Autobiographical Memory: Individual Differences and Assessment of the Subjective State of Mental Time Travel
Brian Levine
University of Toronto
Autobiographical memory concerns memory for facts and events about one’s own life. Patient research has demonstrated that damage to the brain’s medial temporal lobe systems can selectively affect event memory, particularly the subjective re-experiencing or “mental time travel” to past events. More recently, we have studied individual differences in autobiographical memory (i.e., trait mnemonics) among healthy adults. These differences are defined at their extremes by those with highly superior autobiographical memory (HSAM), who can recall copious details from past experiences (even everyday ones) and those with severely deficient autobiographical memory (SDAM) who lack detailed recollection of even significant life events. We propose that HSAM/SDAM reflect developmental syndromes akin to developmental topographical disorientation, face blindness, synesthesia, and the closely related condition, aphantasia.

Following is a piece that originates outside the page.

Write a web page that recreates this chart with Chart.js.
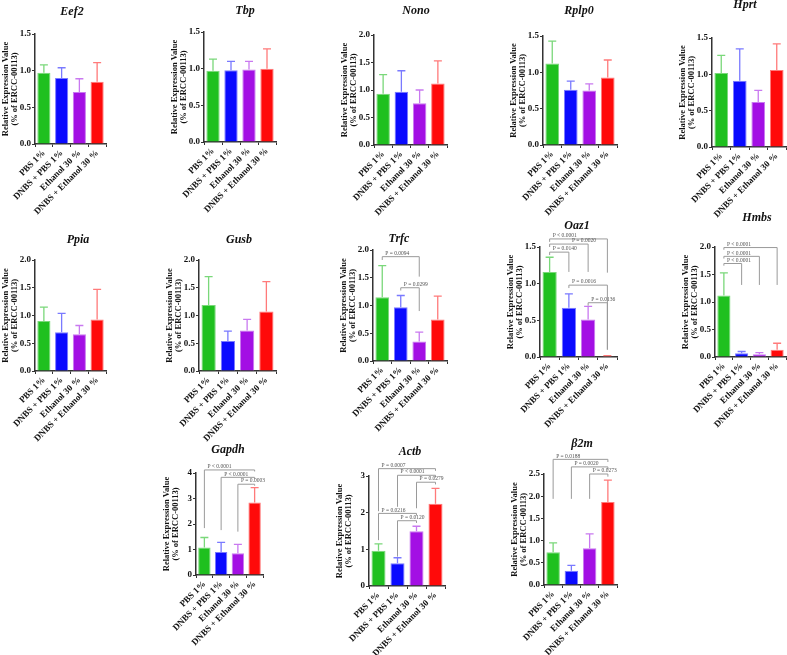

The subjective nature of mental time travel necessitates novel instrumentation that indirectly assesses this construct from different approaches. The Autobiographical Interview involves classifying details from transcribed verbal free recall with the assumption that “internal” (episodic) details reflect richness of re-experiencing, whereas “external” (non-episodic) details are inversely related to cognitive control over autobiographical retrieval. The Survey of Autobiographical Memory (SAM) is a self-report measure developed to assess trait mnemonics along the normal spectrum of remote episodic, semantic, and spatial memory abilities as well as future imagining. The staged event method creates a standardized but naturalistic event (e.g., a museum tour) that can be subjected to more traditional measures from the memory literature, such as recognition.
I will present data from each of these measures touching upon the effects of individual differences in trait mnemonics on occupation selection and cognitive aging, intrinsic medial temporal – cortical functional connectivity, and the fractionation of different measures of item and contextual recall in relation to sleep consolidation.